Stable URLs. An article link can exist for years. Citations, search engine indexing, bookmarks, and references do not depend on whether a platform still wants to distribute that post.
Complete context. Platform content often optimizes for one post’s immediate performance. A blog is better for series, project reviews, long-term opinions, and traceable thinking.
Data and migration. Markdown files, images, code, domains, RSS, and sitemaps can be managed by the owner. Even if the framework, server, or deployment method changes later, the content can move.
Search and long tail. Platform content often has a short lifecycle. A blog is better for search-driven discovery. Many engineering problems, tool experiences, and personal reviews may not be algorithm-friendly, but they are useful when someone searches for them at the right time.
These values are not flashy, but they are solid. Platforms provide traffic opportunities. An independent blog preserves content assets.
Use Platforms, But Change Their Role
An independent blog is not a reason to leave platforms completely. Without platforms, many posts will never be discovered for the first time.
A more realistic strategy is to treat platforms as distribution channels and the blog as the content base.
The workflow can be simple:
- Publish important articles on the blog as the complete version.
- Turn one point, one case, or one conclusion into a platform-native post.
- Rewrite for each platform instead of forcing the same text everywhere.
- Point readers back to the long-term URL whenever the platform allows it.
- Use RSS, email, domain names, and search so readers can find you again outside the feed.
The point is not to be anti-platform. The point is to avoid putting all accumulated value inside a platform container. Platforms are good at expanding reach. Blogs are good at preserving judgment. A platform is a public square. A blog is a study. You meet people in the square, but you keep your work in the study.
A Reminder for Personal Writing
An independent blog is not valuable just because it exists. Its value depends on whether the content is worth preserving.
For me, the most valuable posts are usually not generic tutorials. They are reviews with real context:
- Why this solution was chosen over another.

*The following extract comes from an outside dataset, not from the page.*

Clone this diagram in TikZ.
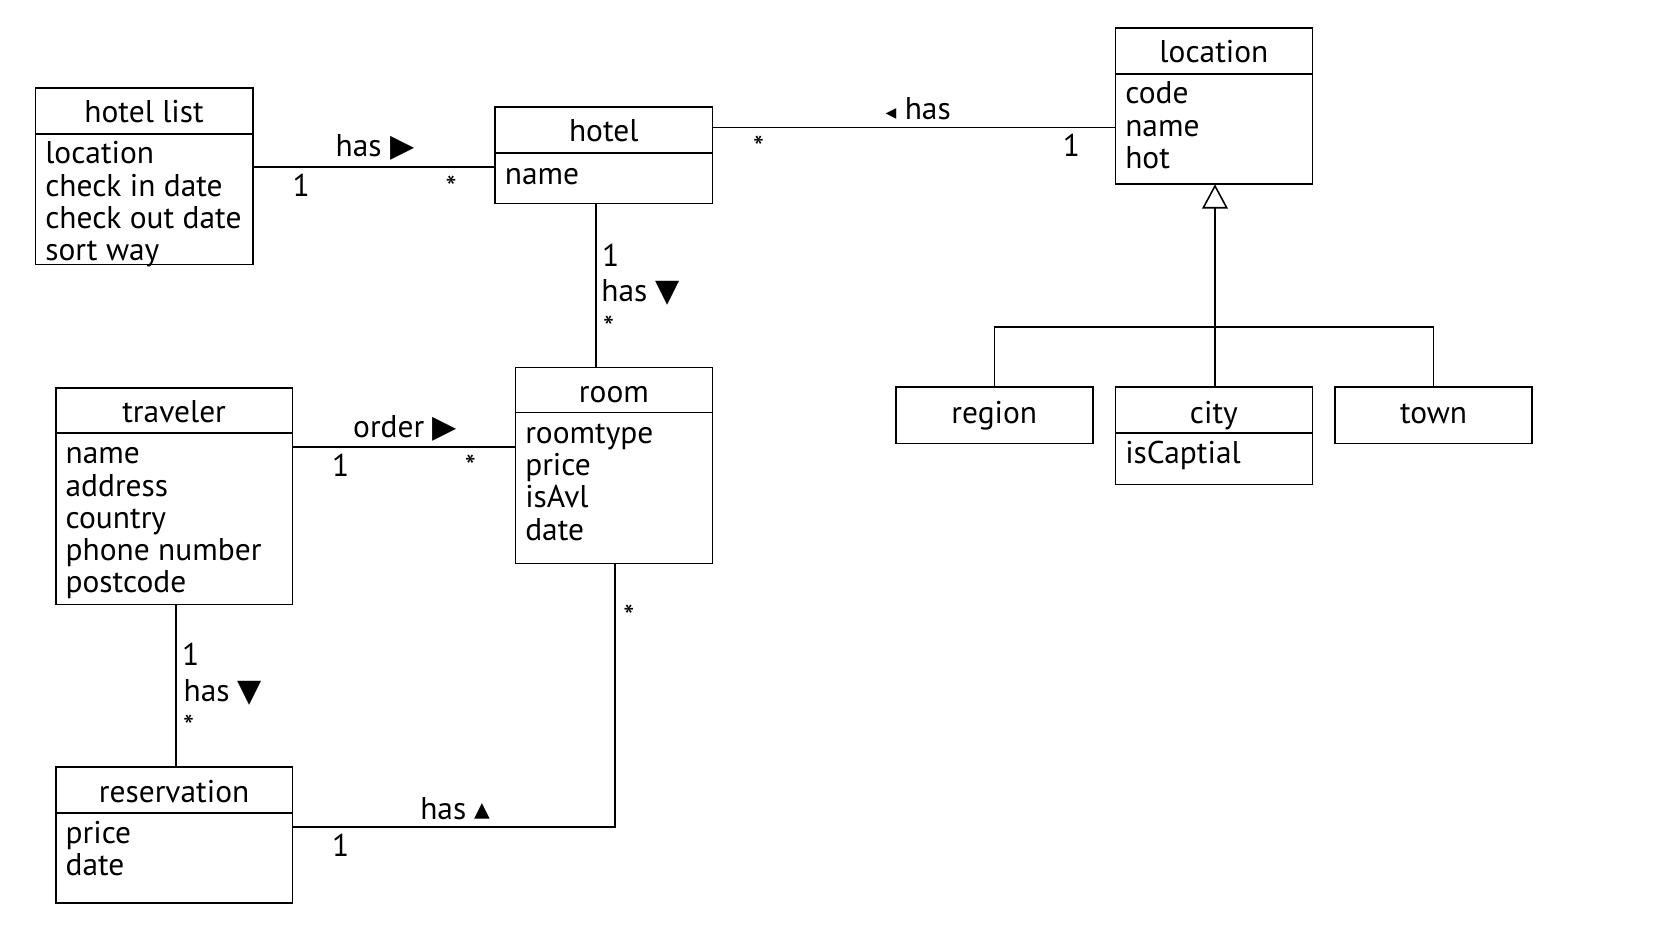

- What actually went wrong.
- What the decision depended on at the time.
- Which assumptions still hold up later.
- What I would do differently today.
This kind of writing may not spread as easily as short-form platform content, but it remains searchable, referenceable, and reorganizable years later. It may not create high immediate traffic, but it becomes part of a public knowledge archive.
That is the biggest difference between a platform account and an independent blog. A platform account shows stage-by-stage performance. A blog records a long-term trajectory.
Conclusion
On platforms, creators get exposure opportunities, not complete user relationships. They get follower numbers, not stable reach. They get campaign incentives, not portable assets.
Platforms still matter. Algorithmic recommendations, social relationships, trending events, and ecosystem features can all help content reach more people. But creators should admit that these powers belong to the platform, not to the account itself.
The purpose of an independent blog is to keep a controllable content base outside the platform. It does not replace platform traffic, and it does not promise fast growth. It gives long-term content a stable address, gives personal judgment continuous context, and lets readers find you again without waiting for an algorithm.
Use platforms. Study algorithms. But invest in what can still remain outside them.